Un Premier ministre, chef d'une majorité parlementaire, en même temps responsable avec toute son équipe devant le Parlement, vous êtes, déjà, dans une logique parlementaire ; sans pour autant être dans un régime parlementaire. Le régime semi-présidentiel s'inscrit dans cette logique. Il est indéniable qu'il n'y a pas un seul régime parlementaire en théorie. L'histoire a connu plusieurs régimes parlementaires : moniste, dualiste (en l'occurrence, le régime orléaniste). Renforcer le rôle du Parlement, surtout sa fonction de contrôle, pour qu'à tout pouvoir véritable corresponde une responsabilité politique, sans pour autant basculer dans un régime parlementaire, c'est possible.
Avoir en perspective plus de rééquilibrage dans les pouvoirs, tout en restant en adéquation avec les réalités politiques et sociales, relève d'une démarche pluridisciplinaire et non de la responsabilité du seul juriste. Cependant, sans sombrer dans les travers du relativisme culturel ou du développementalisme, il n'en est pas moins vrai que chaque société, en fonction de ses propres ressources politiques, invente ses propres institutions pour résoudre ses contradictions. Aux bâtisseurs de l'Etat, alors, de trouver les formes institutionnelles qui correspondent le mieux aux ressorts et aux aspirations de la société algérienne.
-Pourquoi vous paraît-il important de mettre en place un pouvoir judiciaire indépendant, alors que ce principe est contesté par certains ?
Pendant longtemps, la tradition juridique européenne, en l'occurrence française, a été défavorable à un véritable pouvoir judiciaire en raison de la crainte d'un «gouvernement des juges». A l'heure actuelle, mettre en place un pouvoir judiciaire indépendant, reste un des réquisits de l'Etat de droit. En cas d'atteinte à l'un des droits ou libertés fondamentaux garantis par la Constitution, par l'un ou l'autre des pouvoirs (législatif ou exécutif), comment rétablir, dès lors, une personne (qu'elle soit individu ou personne morale) dans son droit ? Seul un juge sans pression quelconque (du monde de la politique ou des affaires) est en mesure de réintroduire la confiance entre gouvernants et gouvernés. D'où le rôle «pivotal» que joue le juge : garantir les droits et libertés de l'homme, finalité de l'Etat de droit.
-On parle beaucoup de l'introduction de la fonction de vice-président. Que peut modifier cette fonction dans les équilibres des pouvoirs ?
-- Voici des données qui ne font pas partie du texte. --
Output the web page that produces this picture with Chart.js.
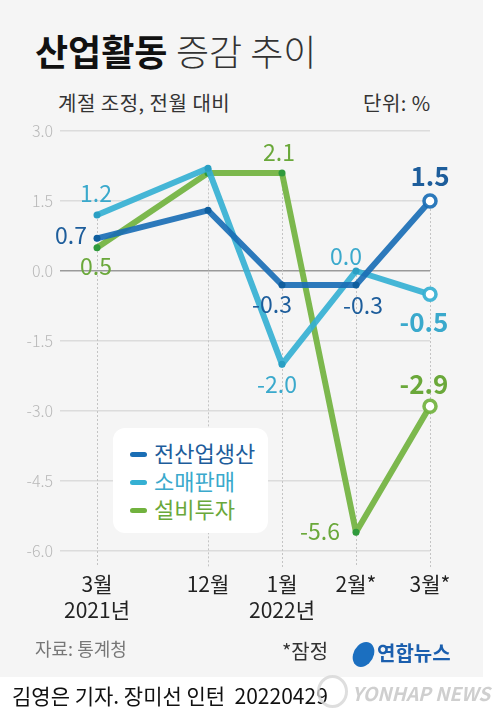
<!DOCTYPE html>
<html>
<head>
<meta charset="utf-8">
<script src="https://cdn.jsdelivr.net/npm/chart.js@4.4.1/dist/chart.umd.min.js"></script>
<style>
  body { margin: 0; background: #fff; font-family: "Noto Sans CJK KR", "Noto Sans", sans-serif; }
  #wrap { position: relative; width: 499px; height: 723px; overflow: hidden; }
  #panel { position: absolute; left: 0; top: 0; width: 483px; height: 677px; background: #f5f5f5; }
  #chart { position: absolute; left: 0; top: 0; }
  .txt { position: absolute; white-space: nowrap; line-height: 1; }
  #legend { position: absolute; left: 113px; top: 428px; width: 155px; height: 105px;
            background: #fff; border-radius: 12px; }
  .item { position: absolute; left: 17px; font-size: 22px; line-height: 1; }
  .mark { display: inline-block; width: 17px; height: 5px; border-radius: 3px; vertical-align: middle;
          margin-right: 7px; position: relative; top: -2px; }
</style>
</head>
<body>
<div id="wrap">
  <div id="panel"></div>
  <div class="txt" style="left:35px;top:32px;font-size:36px;font-weight:700;color:#111;">산업활동</div>
  <div class="txt" style="left:176px;top:32px;font-size:36px;font-weight:300;color:#333;">증감 추이</div>
  <div class="txt" style="left:58px;top:93px;font-size:20px;letter-spacing:0.5px;color:#333;">계절 조정, 전월 대비</div>
  <div class="txt" style="left:363px;top:93px;font-size:20px;letter-spacing:0.5px;color:#333;">단위: %</div>

  <canvas id="chart" width="499" height="723"></canvas>

  <div id="legend">
    <div class="item" style="top:13px;color:#1d5d9b;"><span class="mark" style="background:#1a6eb5"></span>전산업생산</div>
    <div class="item" style="top:41px;color:#3aa9cc;"><span class="mark" style="background:#35b0d3"></span>소매판매</div>
    <div class="item" style="top:69px;color:#6aa83a;"><span class="mark" style="background:#71b23e"></span>설비투자</div>
  </div>

  <div class="txt" style="left:35px;top:639px;font-size:18px;color:#777;">자료: 통계청</div>
  <div class="txt" style="left:282px;top:641px;font-size:20px;color:#333;">*잠정</div>
  <div class="txt" style="left:353px;top:642px;width:21px;height:25px;border-radius:50%;background:#1b6fc0;transform:skewX(-12deg);"></div>
  <div class="txt" style="left:377px;top:643px;font-size:20px;font-weight:700;color:#1b5fae;">연합뉴스</div>

  <div class="txt" style="left:12px;top:685px;font-size:21px;color:#111;">김영은 기자. 장미선 인턴&nbsp; 20220429</div>
  <div class="txt" style="left:317px;top:675px;width:25px;height:27px;border-radius:50%;border:3px solid #d6d6d6;opacity:0.8;"></div>
  <div class="txt" style="left:352px;top:683px;font-size:19px;font-weight:700;font-style:italic;color:#cfcfcf;">YONHAP NEWS</div>
</div>

<script>
// x positions follow the broken time axis of the original (Mar 2021 -> Dec 2021 gap)
const xPos = [0, 1.5, 2.5, 3.5, 4.5];
const months = [['3월', '2021년'], '12월', ['1월', '2022년'], '2월*', '3월*'];

const seriesNames = ['전산업생산', '소매판매', '설비투자'];
const production = [0.7, 1.3, -0.3, -0.3, 1.5];
const retail = [1.2, 2.2, -2.0, 0.0, -0.5];
const investment = [0.5, 2.1, 2.1, -5.6, -2.9];

const yTicks = [3.0, 1.5, 0.0, -1.5, -3.0, -4.5, -6.0];

// label offsets (px) relative to the point; null = no label
const labelOffsets = [
  [[-26, -3], null, [-10, 19], [7, 20], [0, -25]],
  [[-1, -22], null, [-5, 20], [-10, -15], [-6, 28]],
  [[-1, 19], null, [-3, -21], [-36, -1], [-6, -22]]
];

const lineColors = ['rgba(26,110,181,0.92)', 'rgba(53,176,211,0.92)', 'rgba(113,178,62,0.92)'];
const dotColors = ['#0f5e9e', '#2a9fc3', '#2f9a3c'];
const labelColors = ['#1d5d9b', '#3aa9cc', '#6aa83a'];
const FONT = '"Noto Sans CJK KR", "Noto Sans", sans-serif';

function makeSet(i, values) {
  const n = values.length;
  return {
    label: seriesNames[i],
    data: values.map((v, k) => ({ x: xPos[k], y: v })),
    borderColor: lineColors[i],
    borderWidth: 6,
    borderJoinStyle: 'round',
    borderCapStyle: 'round',
    tension: 0,
    clip: false,
    pointRadius: values.map((v, k) => k === n - 1 ? 6 : 3.5),
    pointBackgroundColor: values.map((v, k) => k === n - 1 ? '#fff' : dotColors[i]),
    pointBorderColor: values.map((v, k) => k === n - 1 ? lineColors[i] : dotColors[i]),
    pointBorderWidth: values.map((v, k) => k === n - 1 ? 3.5 : 0),
    pointHoverRadius: 0
  };
}

const dropLines = {
  id: 'dropLines',
  beforeDatasetsDraw(chart) {
    const ctx = chart.ctx;
    const bottom = chart.chartArea.bottom + 16;
    ctx.save();
    ctx.strokeStyle = '#c4c4c4';
    ctx.lineWidth = 1;
    ctx.setLineDash([2, 2]);
    xPos.forEach((x, k) => {
      let top = Infinity;
      chart.data.datasets.forEach((ds, i) => {
        const p = chart.getDatasetMeta(i).data[k];
        if (p && p.y < top) top = p.y;
      });
      const px = Math.round(chart.scales.x.getPixelForValue(x)) + 0.5;
      ctx.beginPath();
      ctx.moveTo(px, top);
      ctx.lineTo(px, bottom);
      ctx.stroke();
    });
    ctx.restore();
  }
};

const valueLabels = {
  id: 'valueLabels',
  afterDatasetsDraw(chart) {
    const ctx = chart.ctx;
    ctx.save();
    ctx.textAlign = 'center';
    ctx.textBaseline = 'middle';
    chart.data.datasets.forEach((ds, i) => {
      const meta = chart.getDatasetMeta(i);
      const n = ds.data.length;
      ds.data.forEach((d, k) => {
        const off = labelOffsets[i][k];
        if (!off) return;
        const p = meta.data[k];
        const last = k === n - 1;
        ctx.font = (last ? '700 26px ' : '400 23px ') + FONT;
        ctx.fillStyle = labelColors[i];
        ctx.fillText(d.y.toFixed(1), p.x + off[0], p.y + off[1]);
      });
    });
    ctx.restore();
  }
};

new Chart(document.getElementById('chart'), {
  type: 'line',
  data: {
    datasets: [makeSet(0, production), makeSet(1, retail), makeSet(2, investment)]
  },
  plugins: [dropLines, valueLabels],
  options: {
    responsive: false,
    devicePixelRatio: 1,
    animation: false,
    events: [],
    layout: { padding: { top: 131, right: 69, bottom: 92, left: 0 } },
    plugins: { legend: { display: false }, tooltip: { enabled: false } },
    scales: {
      x: {
        type: 'linear',
        min: -0.5,
        max: 4.5,
        afterBuildTicks(scale) { scale.ticks = xPos.map(v => ({ value: v })); },
        afterFit(scale) { scale.height = 80; },
        grid: { display: false, drawTicks: false },
        border: { display: false },
        ticks: {
          autoSkip: false,
          maxRotation: 0,
          padding: 20,
          color: '#222',
          font: { family: FONT, size: 21, lineHeight: '26px' },
          callback: (v) => months[xPos.indexOf(v)]
        }
      },
      y: {
        min: -6,
        max: 3,
        afterBuildTicks(scale) { scale.ticks = yTicks.map(v => ({ value: v })); },
        afterFit(scale) { scale.width = 60; },
        grid: {
          drawTicks: false,
          color: (c) => c.tick && c.tick.value === 0 ? '#9a9a9a' : '#dcdcdc',
          lineWidth: 1.5
        },
        border: { display: false },
        ticks: {
          padding: 7,
          color: '#b8b8b8',
          font: { family: FONT, size: 16, weight: 300 },
          callback: (v) => v.toFixed(1)
        }
      }
    }
  }
});
</script>
</body>
</html>
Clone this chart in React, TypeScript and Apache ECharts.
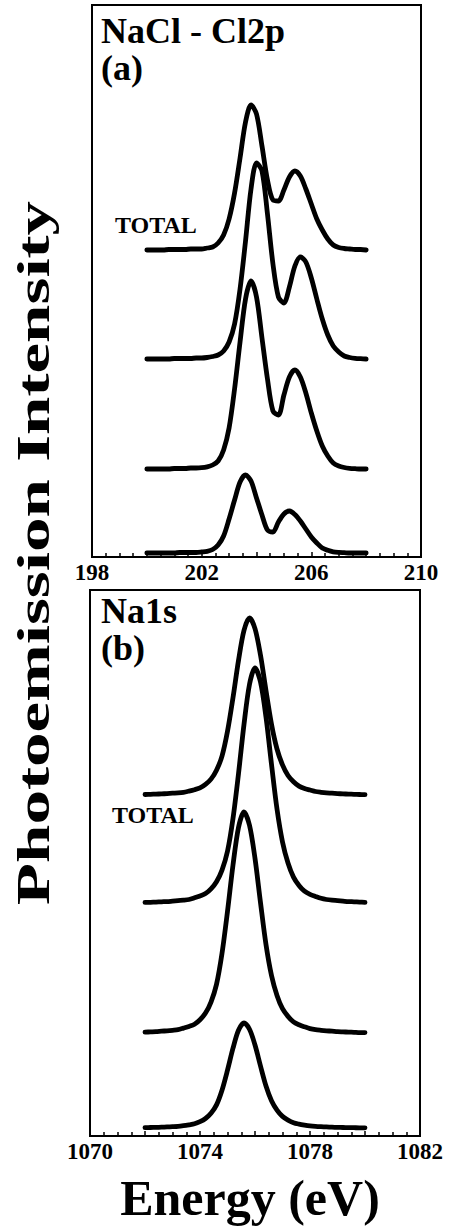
import React, { useEffect, useRef } from "react";
import * as echarts from "echarts";

// ---------- Data ----------
// Panel (a): NaCl Cl2p, binding energy (eV)
const clEnergy = [
  200, 200.2, 200.4, 200.6, 200.8, 201, 201.2, 201.4, 201.6, 201.8,
  202, 202.2, 202.4, 202.6, 202.8, 203, 203.2, 203.4, 203.6, 203.8,
  204, 204.2, 204.4, 204.6, 204.8, 205, 205.2, 205.4, 205.6, 205.8,
  206, 206.2, 206.4, 206.6, 206.8, 207, 207.2, 207.4, 207.6, 207.8, 208,
];
const clTotal = [
  0, 0, 0, 0, 0.5, 0.5, 0.5, 0.5, 1, 1,
  1, 2, 3, 7, 15, 31, 57, 92, 128, 145,
  136, 104, 70, 50, 49, 60, 73, 79, 74, 61,
  46, 31, 20, 11, 5, 2.5, 1.5, 1, 0.5, 0.5, 0,
];
const clCurve2 = [
  0, 0, 0, 0, 0, 0.5, 0.5, 0.5, 0.5, 1,
  1, 1.5, 2.5, 4, 8, 17, 35, 70, 118, 170,
  196, 188, 145, 95, 62, 56, 72, 93, 102, 97,
  81, 60, 40, 24, 13, 7, 3, 1.5, 0.7, 0.3, 0,
];
const clCurve3 = [
  0, 0, 0, 0, 0, 0.5, 0.5, 0.5, 1, 1,
  1.3, 2.2, 4, 8, 19, 41, 80, 127, 170, 188,
  172, 131, 90, 58, 54, 74, 92, 99, 92, 76,
  56, 38, 23, 13, 6, 3, 1.5, 0.7, 0.3, 0, 0,
];
const clCurve4 = [
  0, 0, 0, 0, 0, 0, 0.5, 0.5, 0.5, 0.5,
  1, 1.7, 3.5, 8, 17, 34, 53, 71, 78, 72,
  55, 38, 23, 21, 31, 39, 42, 38.5, 32, 24,
  16, 10, 5, 2.7, 1.2, 0.6, 0.3, 0, 0, 0, 0,
];
const clOffsets = [307, 198, 88, 4];
const clTicks = [198, 202, 206, 210];

// Panel (b): Na1s, binding energy (eV)
const naEnergy = [
  1072, 1072.2, 1072.4, 1072.6, 1072.8, 1073, 1073.2, 1073.4, 1073.6, 1073.8,
  1074, 1074.2, 1074.4, 1074.6, 1074.8, 1075, 1075.2, 1075.4, 1075.6, 1075.8,
  1076, 1076.2, 1076.4, 1076.6, 1076.8, 1077, 1077.2, 1077.4, 1077.6, 1077.8,
  1078, 1078.2, 1078.4, 1078.6, 1078.8, 1079, 1079.2, 1079.4, 1079.6, 1079.8, 1080,
];
const naTotal = [
  0.5, 0.7, 0.9, 1.1, 1.4, 1.8, 2.1, 2.7, 3.9, 5.3,
  7.1, 10.6, 15.9, 24.8, 38.9, 63.7, 97.4, 134.5, 164.6, 177,
  166.4, 139.8, 104.4, 70.8, 46, 30.1, 19.5, 13.3, 8.9, 6.5,
  5, 3.5, 2.7, 2.1, 1.8, 1.4, 1.1, 0.9, 0.7, 0.5, 0.4,
];
const naCurve2 = [
  0.6, 0.7, 0.9, 1.2, 1.4, 1.9, 2.4, 2.8, 3.5, 5.2,
  7.1, 9.4, 14.1, 21.2, 32.9, 51.7, 84.6, 129.3, 178.6, 218.6,
  235, 220.9, 185.7, 138.7, 94, 61.1, 40, 25.9, 17.6, 11.8,
  8.7, 6.6, 4.7, 3.5, 2.8, 2.4, 1.9, 1.4, 1.2, 0.9, 0.7,
];
const naCurve3 = [
  0.9, 1.1, 1.3, 1.8, 2.2, 2.7, 3.3, 4.9, 6.6, 8.8,
  13.3, 19.9, 30.9, 48.6, 79.6, 121.6, 168, 205.5, 221, 207.7,
  174.6, 130.4, 88.4, 57.5, 37.6, 24.3, 16.6, 11.1, 8.2, 6.2,
  4.4, 3.3, 2.7, 2.2, 1.8, 1.3, 1.1, 0.9, 0.7, 0.4, 0.4,
];
const naCurve4 = [
  0.4, 0.5, 0.6, 0.8, 1.1, 1.3, 1.6, 2.3, 3.2, 4.2,
  6.3, 9.5, 14.7, 23.1, 37.8, 57.8, 79.8, 97.7, 105, 98.7,
  83, 62, 42, 27.3, 17.9, 11.6, 7.9, 5.3, 3.9, 2.9,
  2.1, 1.6, 1.3, 1.1, 0.8, 0.6, 0.5, 0.4, 0.3, 0.2, 0.2,
];
const naOffsets = [341, 233, 103, 8];
const naTicks = [1070, 1074, 1078, 1082];

const panelTitles = ["NaCl - Cl2p", "Na1s"];
const panelLetters = ["(a)", "(b)"];
const totalLabel = "TOTAL";
const xTitle = "Energy (eV)";
const yTitle = "Photoemission Intensity";

const SERIF = "'Liberation Serif', 'Times New Roman', serif";

export default function App() {
  const ref = useRef<HTMLDivElement>(null);

  useEffect(() => {
    const chart = echarts.init(ref.current as HTMLDivElement, null, { renderer: "svg" });

    const mk = (energy: number[], vals: number[], off: number, idx: number) => ({
      type: "line",
      xAxisIndex: idx,
      yAxisIndex: idx,
      data: energy.map((e, i) => [e, vals[i] + off]),
      showSymbol: false,
      smooth: 0.3,
      silent: true,
      lineStyle: { color: "#000", width: 4.8, cap: "round", join: "round" },
    });

    const xAxisBase = (min: number, max: number, ticks: number[], idx: number) => ({
      type: "value",
      gridIndex: idx,
      min,
      max,
      interval: 2,
      axisLine: { show: true, onZero: false, lineStyle: { color: "#000", width: 2 } },
      axisTick: { show: true, inside: true, length: 5, lineStyle: { color: "#000", width: 1.5 } },
      minorTick: { show: true, splitNumber: 4, length: 4, lineStyle: { color: "#000", width: 1.5 } },
      splitLine: { show: false },
      minorSplitLine: { show: false },
      axisLabel: {
        show: true,
        showMinLabel: true,
        showMaxLabel: true,
        margin: 4,
        color: "#000",
        fontFamily: SERIF,
        fontWeight: "bold",
        fontSize: 23,
        formatter: (v: number) => (ticks.includes(Math.round(v)) ? String(Math.round(v)) : ""),
      },
    });

    const txt = (text: string, x: number, y: number, size: number, align = "left", extra: any = {}) => ({
      type: "text",
      x,
      y,
      silent: true,
      ...extra,
      style: {
        text,
        fill: "#000",
        font: `bold ${size}px ${SERIF}`,
        align,
        verticalAlign: "middle",
        textAlign: align,
        textVerticalAlign: "middle",
      },
    });

    chart.setOption({
      animation: false,
      backgroundColor: "#fff",
      grid: [
        { left: 92, top: 5, width: 329, height: 552, show: true, borderColor: "#000", borderWidth: 2, backgroundColor: "transparent" },
        { left: 90, top: 590, width: 330, height: 546, show: true, borderColor: "#000", borderWidth: 2, backgroundColor: "transparent" },
      ],
      xAxis: [xAxisBase(198, 210, clTicks, 0), xAxisBase(1070, 1082, naTicks, 1)],
      yAxis: [
        { type: "value", gridIndex: 0, min: 0, max: 552, show: false },
        { type: "value", gridIndex: 1, min: 0, max: 546, show: false },
      ],
      series: [
        mk(clEnergy, clTotal, clOffsets[0], 0),
        mk(clEnergy, clCurve2, clOffsets[1], 0),
        mk(clEnergy, clCurve3, clOffsets[2], 0),
        mk(clEnergy, clCurve4, clOffsets[3], 0),
        mk(naEnergy, naTotal, naOffsets[0], 1),
        mk(naEnergy, naCurve2, naOffsets[1], 1),
        mk(naEnergy, naCurve3, naOffsets[2], 1),
        mk(naEnergy, naCurve4, naOffsets[3], 1),
      ],
      graphic: [
        txt(panelTitles[0], 101, 31, 36),
        txt(panelLetters[0], 101, 68, 36),
        txt(panelTitles[1], 101, 611, 36),
        txt(panelLetters[1], 101, 648, 36),
        txt(totalLabel, 115, 225, 24),
        txt(totalLabel, 112, 815, 24),
        txt(xTitle, 250, 1198, 50, "center"),
        txt(yTitle, 33, 553, 47, "center", { rotation: Math.PI / 2, scaleX: 1.47 }),
      ],
    });

    return () => chart.dispose();
  }, []);

  return (
    <div
      ref={ref}
      style={{ position: "absolute", left: 0, top: 0, width: 450, height: 1228 }}
    />
  );
}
L'institution de la vice-présidence est encore une des caractéristiques du régime présidentiel, qui est, rappelons-le, un pouvoir exécutif monocéphale (c'est-à-dire à une seule tête). Son objectif principal est d'établir la continuité de la fonction présidentielle en cas d'empêchement du président de la République. Si ce dernier décède, une des principales institutions se retrouve brutalement vacante, car ni le Congrès, ni la Cour suprême n'ont le droit d'assurer l'intérim, au nom du principe d'indépendance organique réciproque.
En revanche, chez nous, l'article 88 de la Constitution de 1996 prend en charge l'intérim. Mais en raison des particularités propres du régime politique algérien, l'intérim s'est révélé le talon d'Achille de la légitimité constitutionnelle en Algérie. N'a-t-on pas vu, en 1979, après le décès du président Boumediène, un conseil de la révolution, resurgir de sa léthargie pour assurer, grâce à la légitimité historico-révolutionnaire, la continuité constitutionnelle ? De même, en janvier 1992, et dans un cafouillage juridique inédit, n'a-t-on pas créé une institution en marge de la Constitution, le Haut-Comité d'Etat, pour assurer le relais (après la démission du président Bendjedid) ? Enfin, en 1997, par-delà le texte constitutionnel, le président L. Zeroual sera contraint d'assurer, lui-même, son propre intérim. Par conséquent, les problèmes de succession aiguisent les convoitises, avec bien sûr le risque de déstabilisations. Donc, le principe est d'assurer, avant tout, une succession apaisée pour le pays, sans aucune autre considération.
-Faut-il supprimer le Conseil de la nation, qui n'a pas de prérogatives ou faut-il redéfinir son rôle ?
Je ne peux parler d'un Conseil de la nation sans prérogatives, lorsque de par la Constitution, il dispose de la faculté d'empêcher la formation de la loi. Le pouvoir d'élaborer la loi est défini par Montesquieu par un couple faculté de statuer- faculté d'empêcher. Dans le cadre de la limitation des pouvoirs, s'effectue une redistribution du pouvoir législatif entre plusieurs organes : si l'un dispose d'une faculté de statuer, c'est-à-dire l'élaboration de la loi, il est possible à un autre organe d'empêcher la formation d'une loi s'il estime qu'elle est arbitraire ou démagogique. Ce qui signifie simplement qu'elle sera enterrée. N'est-ce pas déjà un verrou, ou garde-fou constitutionnel ? Quant à redéfinir son rôle, tout dépendra de la volonté politique d'introduire plus d'équilibre entre les pouvoirs. En théorie, il est possible de trouver des bicaméralismes égalitaires ou inégalitaires.
-L'Algérie révise sa Constitution pour la cinquième fois. Qu'est-ce que cela informe sur la nature du pouvoir algérien ?
Il est évident que l'inflation constitutionnelle chez nous est caractéristique, d'une part, de l'incertitude qui accompagne les crises politiques fréquentes, et d'autre part, des tensions internes au pouvoir politique algérien. Rappelons quelques raisons historiques qui ont présidé à la formation de l'Etat algérien, qui s'est formé en négation de l'Etat colonial, d'où l'inexistence d'une classe politique homogène en mesure de présenter son projet politique comme celui de la société entière. Ce qui explique l'instabilité des clans existants. Alors, ces « accès de fièvre » constitutionnelle sont un signe révélateur de la difficulté à poser des normes capables de régir durablement le fonctionnement de l'Etat.